“There isn’t. Trust me, there isn’t,” Jace says in defeat.
They follow anyway. Of course they do. They’ve been following me all over this damn place since we first met. I feel them even from a distance, far enough to give me this terrible privacy. Luna pads silently beside them, with her usual energy dampened.
I don’t care. I keep walking.
Through the ruins. Stumbling over debris and upraised roots. My vision blurs with tears, and I trip twice. Mars catches me the first time, but when I scream at him to go, they hang back and watch me scrape my palms on cracked asphalt the second time.
Each step feels like moving through quicksand, but I don’t stop.
The place Jace described isn’t far, but it might as well be on another planet for how long the stumbling walk feels. When I round the corner of a broken down school bus, my knees almost give out again.
She’s pinned against a wall with a long rod through her chest. Her arms twitch and she keeps reaching for nothing.Her head lolls to one side, then the other, in that mindless way rotters do, because that’s what she is now. A rotter. She’s trapped and rotting, but still moving. Still suffering.
Her hair is still streaked with purple, though I can see some of the red still poking through from the color she had died it before.
The purple hair was her idea. I thought it was crazy. Why would anyone take the time to make themselves stand out more in such a dangerous world? But she chose to have fun, to thrive rather than merely survive.
The tattoo on her wrist catches the light. Gemini. Same as mine. The one we got together on our eighteenth birthday, giggling in that sketchy tattoo parlor and promising we’d always be connected no matter what. We came into this world together, and now I have to walk it alone.
My legs give out. I crawl the last few feet on my hands and knees, ignoring the sharp debris cutting into my skin. I reach out with shaking fingers and push the matted hair from her face. Even decomposed, it’s like looking into a broken mirror. One cracked so badly it barely affects anything at all.

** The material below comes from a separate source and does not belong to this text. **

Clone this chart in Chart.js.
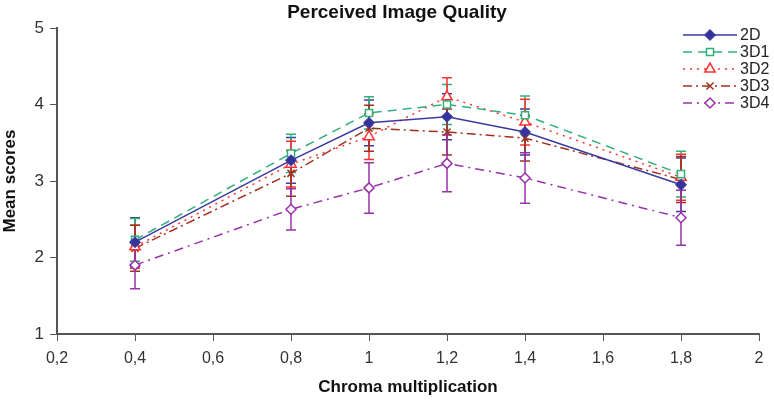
<!DOCTYPE html>
<html>
<head>
<meta charset="utf-8">
<script src="https://cdn.jsdelivr.net/npm/chart.js@4.4.1/dist/chart.umd.min.js"></script>
<style>
  html, body { margin: 0; padding: 0; background: #ffffff; }
  #wrap { width: 774px; height: 403px; }
</style>
</head>
<body>
<div id="wrap"><canvas id="qualityChart" width="774" height="403"></canvas></div>
<script>
// Perceived image quality - mean scores per chroma multiplication

const chromaValues = [0.4, 0.8, 1, 1.2, 1.4, 1.8];
const xTicks = [0.2, 0.4, 0.6, 0.8, 1, 1.2, 1.4, 1.6, 1.8, 2];
const yTicks = [1, 2, 3, 4, 5];

const seriesNames = ['2D', '3D1', '3D2', '3D3', '3D4'];

const scores2D  = [2.20, 3.27, 3.76, 3.84, 3.64, 2.95];
const scores3D1 = [2.23, 3.36, 3.89, 4.00, 3.86, 3.09];
const scores3D2 = [2.14, 3.22, 3.58, 4.10, 3.77, 3.05];
const scores3D3 = [2.12, 3.10, 3.69, 3.64, 3.56, 3.02];
const scores3D4 = [1.90, 2.63, 2.91, 3.23, 3.04, 2.52];

const err2D  = [0.32, 0.30, 0.30, 0.30, 0.30, 0.35];
const err3D1 = [0.28, 0.25, 0.21, 0.26, 0.25, 0.30];
const err3D2 = [0.28, 0.30, 0.30, 0.25, 0.30, 0.30];
const err3D3 = [0.30, 0.30, 0.30, 0.30, 0.30, 0.30];
const err3D4 = [0.31, 0.27, 0.33, 0.37, 0.33, 0.36];

const styles = [
    { color: '#3a3aa0', dash: [], point: 'rectRot', fill: '#33339a', radius: 5 },
    { color: '#33b07a', dash: [9, 6], point: 'rect', fill: '#ffffff', radius: 5 },
    { color: '#ff3030', dash: [2, 5], point: 'triangle', fill: '#ffffff', radius: 6 },
    { color: '#a0301e', dash: [9, 4, 2, 4], point: 'crossRot', fill: '#a0301e', radius: 5 },
    { color: '#9933aa', dash: [9, 5, 2, 5], point: 'rectRot', fill: '#ffffff', radius: 5 }
];

const allScores = [scores2D, scores3D1, scores3D2, scores3D3, scores3D4];
const allErrors = [err2D, err3D1, err3D2, err3D3, err3D4];

const FONT = '"Liberation Sans", Arial, sans-serif';

const datasets = seriesNames.map((name, i) => ({
    label: name,
    data: chromaValues.map((x, j) => ({ x: x, y: allScores[i][j] })),
    errors: allErrors[i],
    borderColor: styles[i].color,
    borderWidth: 1.5,
    borderDash: styles[i].dash,
    pointStyle: styles[i].point,
    pointRadius: styles[i].radius,
    pointBorderWidth: 1.5,
    pointBorderColor: styles[i].color,
    pointBackgroundColor: styles[i].fill,
    fill: false,
    tension: 0
}));

const errorBarPlugin = {
    id: 'errorBars',
    beforeDatasetsDraw(chart) {
        const ctx = chart.ctx;
        const xs = chart.scales.x;
        const ys = chart.scales.y;
        ctx.save();
        chart.data.datasets.forEach(ds => {
            ctx.strokeStyle = ds.borderColor;
            ctx.lineWidth = 1.5;
            ds.data.forEach((p, j) => {
                const px = xs.getPixelForValue(p.x);
                const top = ys.getPixelForValue(p.y + ds.errors[j]);
                const bot = ys.getPixelForValue(p.y - ds.errors[j]);
                ctx.beginPath();
                ctx.moveTo(px, top); ctx.lineTo(px, bot);
                ctx.moveTo(px - 5, top); ctx.lineTo(px + 5, top);
                ctx.moveTo(px - 5, bot); ctx.lineTo(px + 5, bot);
                ctx.stroke();
            });
        });
        ctx.restore();
    }
};

const decorPlugin = {
    id: 'decor',
    afterDraw(chart) {
        const ctx = chart.ctx;
        ctx.save();
        ctx.fillStyle = '#111111';
        ctx.font = 'bold 19px ' + FONT;
        ctx.textAlign = 'center';
        ctx.textBaseline = 'middle';
        ctx.fillText('Perceived Image Quality', 397, 13);

        // legend in top right
        ctx.font = '16px ' + FONT;
        ctx.textAlign = 'left';
        chart.data.datasets.forEach((ds, i) => {
            const y = 35 + i * 17;
            ctx.strokeStyle = ds.borderColor;
            ctx.lineWidth = 1.5;
            ctx.setLineDash(ds.borderDash);
            ctx.beginPath();
            ctx.moveTo(683, y); ctx.lineTo(737, y);
            ctx.stroke();
            ctx.setLineDash([]);
            ctx.fillStyle = ds.pointBackgroundColor;
            ctx.strokeStyle = ds.borderColor;
            Chart.helpers.drawPoint(ctx, {
                pointStyle: ds.pointStyle,
                radius: ds.pointRadius,
                borderWidth: 1.5
            }, 710, y);
            ctx.fillStyle = '#222222';
            ctx.fillText(ds.label, 740, y + 1);
        });
        ctx.restore();
    }
};

const tickLabel = v => {
    const r = Math.round(v * 10) / 10;
    return Number.isInteger(r) ? String(r) : r.toFixed(1).replace('.', ',');
};

new Chart(document.getElementById('qualityChart'), {
    type: 'line',
    data: { datasets: datasets },
    options: {
        responsive: false,
        animation: false,
        layout: { padding: { top: 28, right: 15, left: 0, bottom: 0 } },
        scales: {
            x: {
                type: 'linear',
                min: 0.2,
                max: 2,
                afterBuildTicks: axis => { axis.ticks = xTicks.map(v => ({ value: v })); },
                afterFit: axis => { axis.height = 69; },
                border: { color: '#555555', width: 2 },
                grid: { drawOnChartArea: false, drawTicks: true, tickLength: 7, color: '#555555' },
                ticks: {
                    color: '#333333',
                    font: { family: FONT, size: 16 },
                    padding: 8,
                    maxRotation: 0,
                    callback: tickLabel
                },
                title: {
                    display: true,
                    text: 'Chroma multiplication',
                    color: '#111111',
                    font: { family: FONT, size: 17, weight: 'bold' },
                    padding: { top: 0, bottom: 5 }
                }
            },
            y: {
                min: 1,
                max: 5,
                afterBuildTicks: axis => { axis.ticks = yTicks.map(v => ({ value: v })); },
                afterFit: axis => { axis.width = 57; },
                border: { color: '#555555', width: 2 },
                grid: { drawOnChartArea: false, drawTicks: true, tickLength: 7, color: '#555555' },
                ticks: {
                    color: '#333333',
                    font: { family: FONT, size: 17 },
                    padding: 6,
                    callback: tickLabel
                },
                title: {
                    display: true,
                    text: 'Mean scores',
                    color: '#111111',
                    font: { family: FONT, size: 17, weight: 'bold' },
                    padding: { top: 0, bottom: 0 }
                }
            }
        },
        plugins: {
            legend: { display: false },
            title: { display: false },
            tooltip: { enabled: false }
        }
    },
    plugins: [errorBarPlugin, decorPlugin]
});
</script>
</body>
</html>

“Summer,” I whisper. Her name tastes like ash in my mouth.
I pull out her small music box and open it. The tune starts playing, but she doesn’t react. She’s nothing but a shell. She’s gone.
It’s her. My sister. My twin. My other half. The reason I’ve survived this long, because I always had hope. She was my North Star in this nightmare world, and now she’s…this. This thing wearing her face.

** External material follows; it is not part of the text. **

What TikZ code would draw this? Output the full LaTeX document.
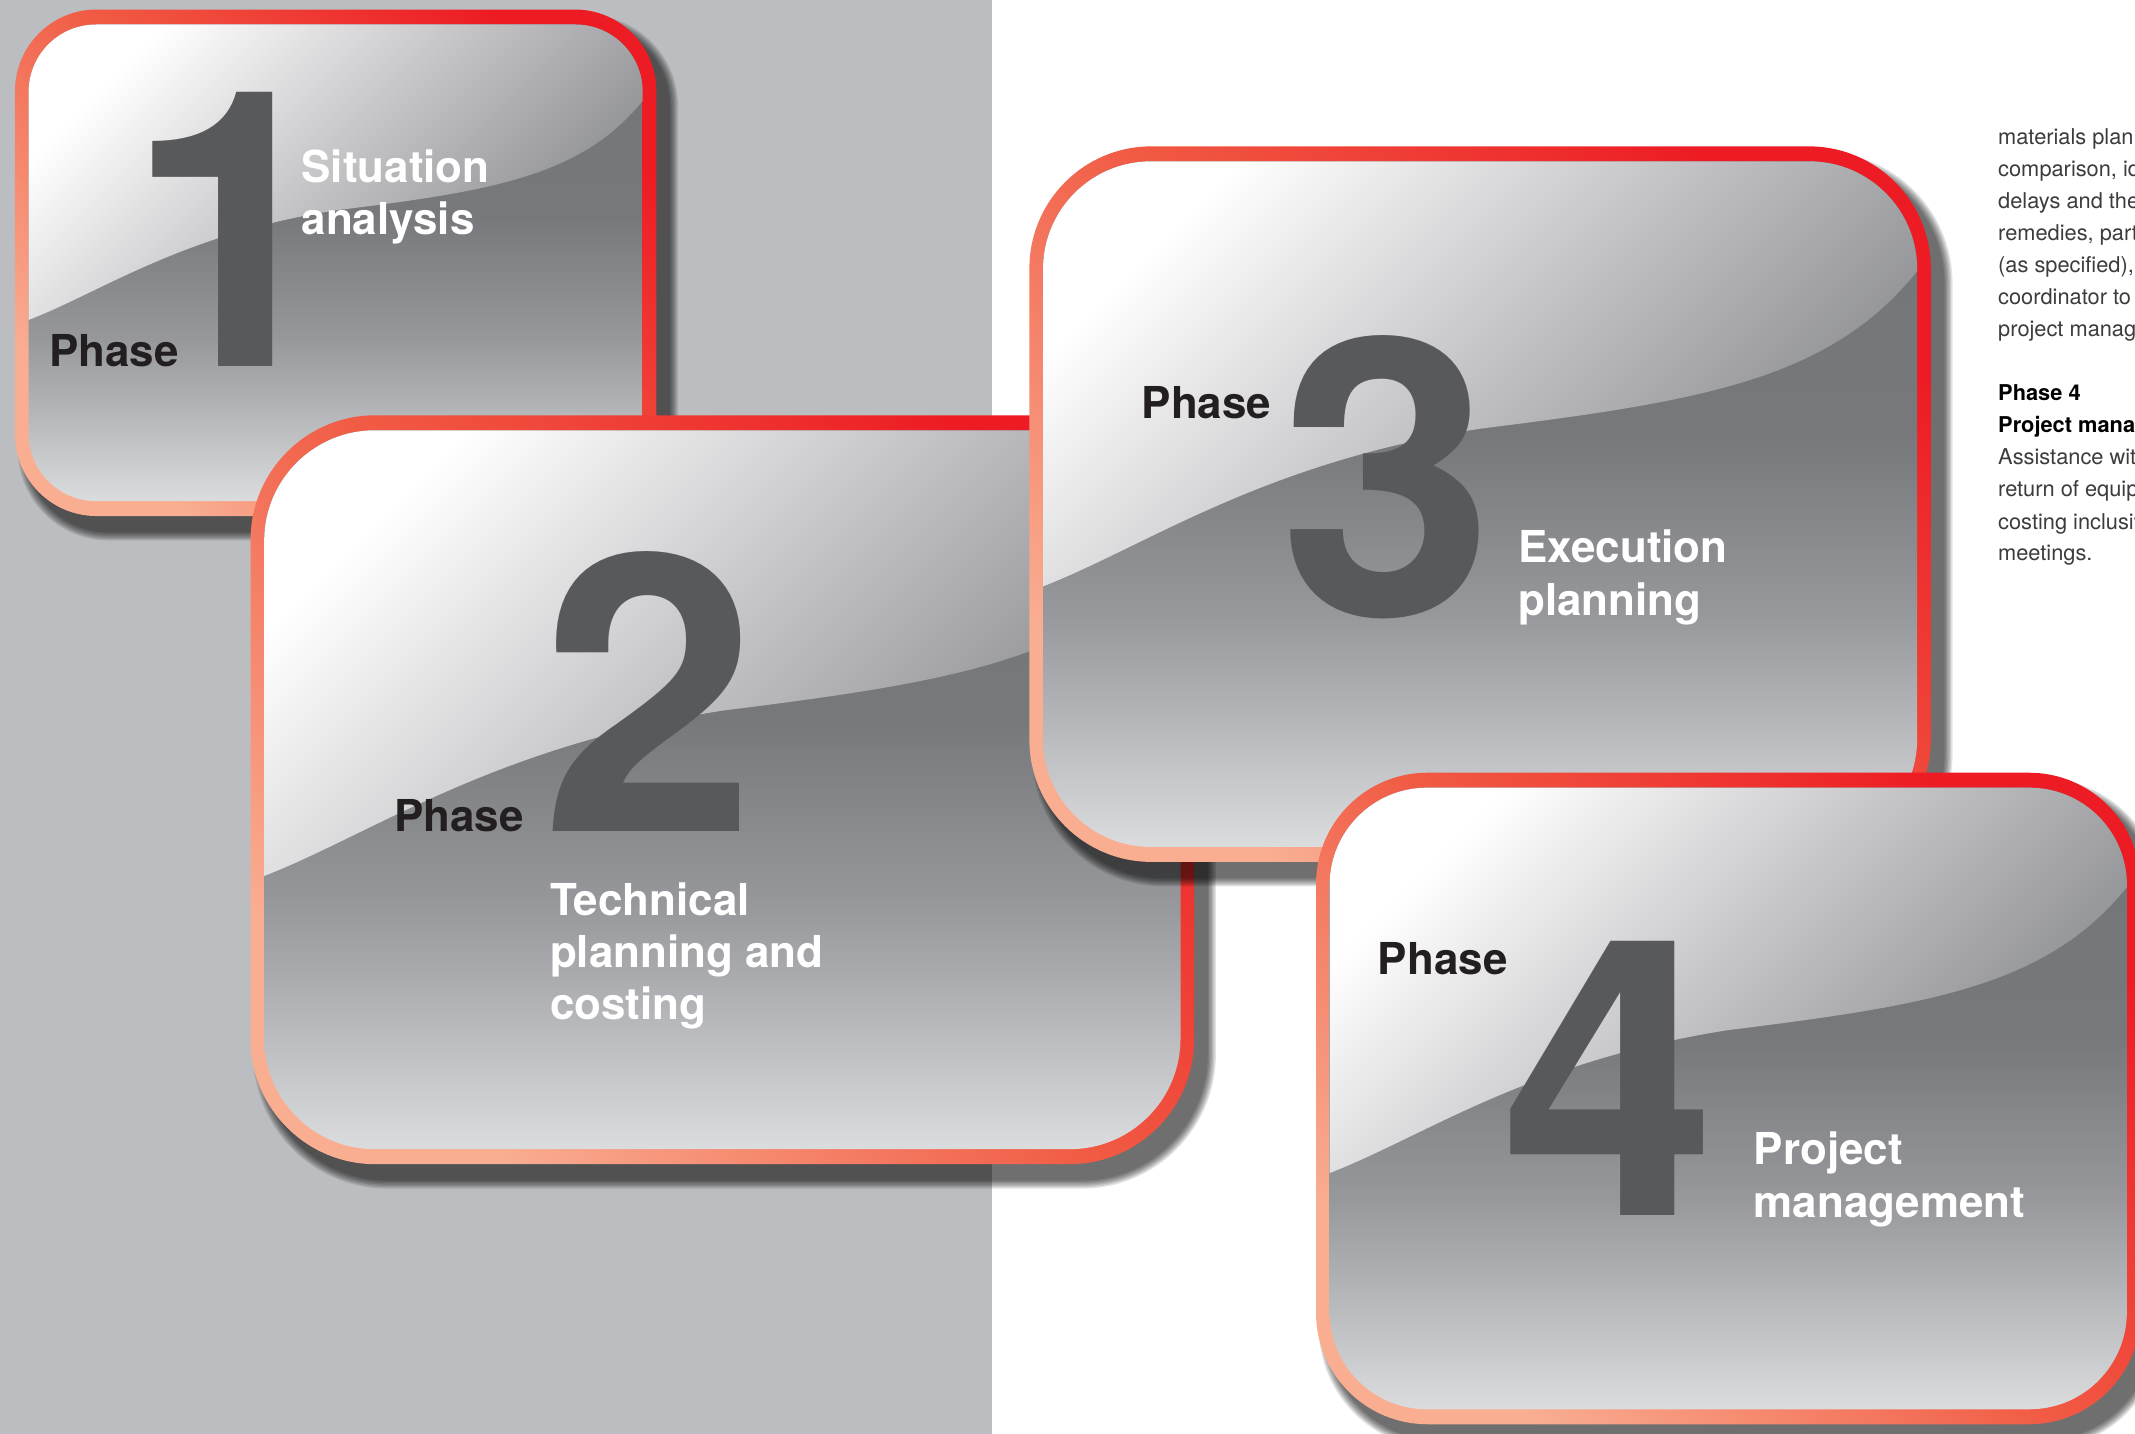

The music box falls to the ground, still playing the tune we’ve sung together for many years. Now it’s a macabre lullaby.
My breath shudders out of me and the tears come harder, blurring everything into a wash of watercolor grief. “I’m sosorry. I’m so, so sorry, Summer. I tried. I tried so hard to find you.” The words struggle to make it past the sob in my throat.
I reach for her hand. It’s cold and stiff. The flesh is peeling away, but it’s still hers. Still the same hand that held mine through every nightmare of our childhood. The same hand I gripped when we met each new foster family. The hand that squeezed mine when the first emergency broadcasts came through about the virus that was straight out of a horror movie. The hand that held mine back when we saw our first rotter stumble into the grocery store when the world was ending.
“Summer, I’m sorry I wasn’t there. I’m sorry I couldn’t save you, that I let them take you. I’m sorry for everything.”
The rotter that used to be Summer snarls and her jaw snaps at me. Those hazel eyes are clouded and empty. There’s no recognition, no spark of the girl who used to braid my hair and share her last piece of chocolate. They’ve become milky eyes filled with hunger and decay.
I squeeze her hand tighter, and only loosen my grip when I hear the bones shift and crack under my grip. Behind me, someone makes a soft, pained sound. They want to help. I can feel their need to fix this radiating across the space between us, but they can’t. No one can bring her back. No one can ever undo this.
“You deserved so much better than this,” I tell her. My free hand reaches for Caspian’s knife still hooked on my belt. The metal is cold against my palm. “You deserved to see the ocean like we planned. To fall in love. To laugh until your stomach hurt. To grow old and gray; not this.”
My legs shake when I raise the knife. My hand trembles so much, I almost drop it.
“I love you,” I whisper. “I’ll always love you. You’ll always be my Summer, no matter what.”
Tears stream down my face when I position the blade.
My whole body shakes. The knife feels ten times heavier than it should, my grip barely strong enough to hold it steady. My breath comes out in short, panicked bursts. But I owe her this. I have to do this. We promised each other.
“And I’ll always keep my promise. I’ll keep living, for the both of us,” I vow right before driving the blade through her eye socket.
The wet sound it makes will haunt me forever. Her body stills in an instant. She’s finally at peace.
I pull the knife free and lean forward to press a kiss to her forehead. She’s cold. She’s been cold for so long. My lips move against her skin when I speak. “Sleep now. No more pain, no more hunger.”
My legs give out and I collapse beside her body with my hand still holding hers. The darkness rushing up to meet me is almost a mercy. I welcome it. Because in the dark, I don’t have to see her face.
There’s a stampede of footsteps running toward me and voices calling my name, but none of them are hers. They’ll never be hers again.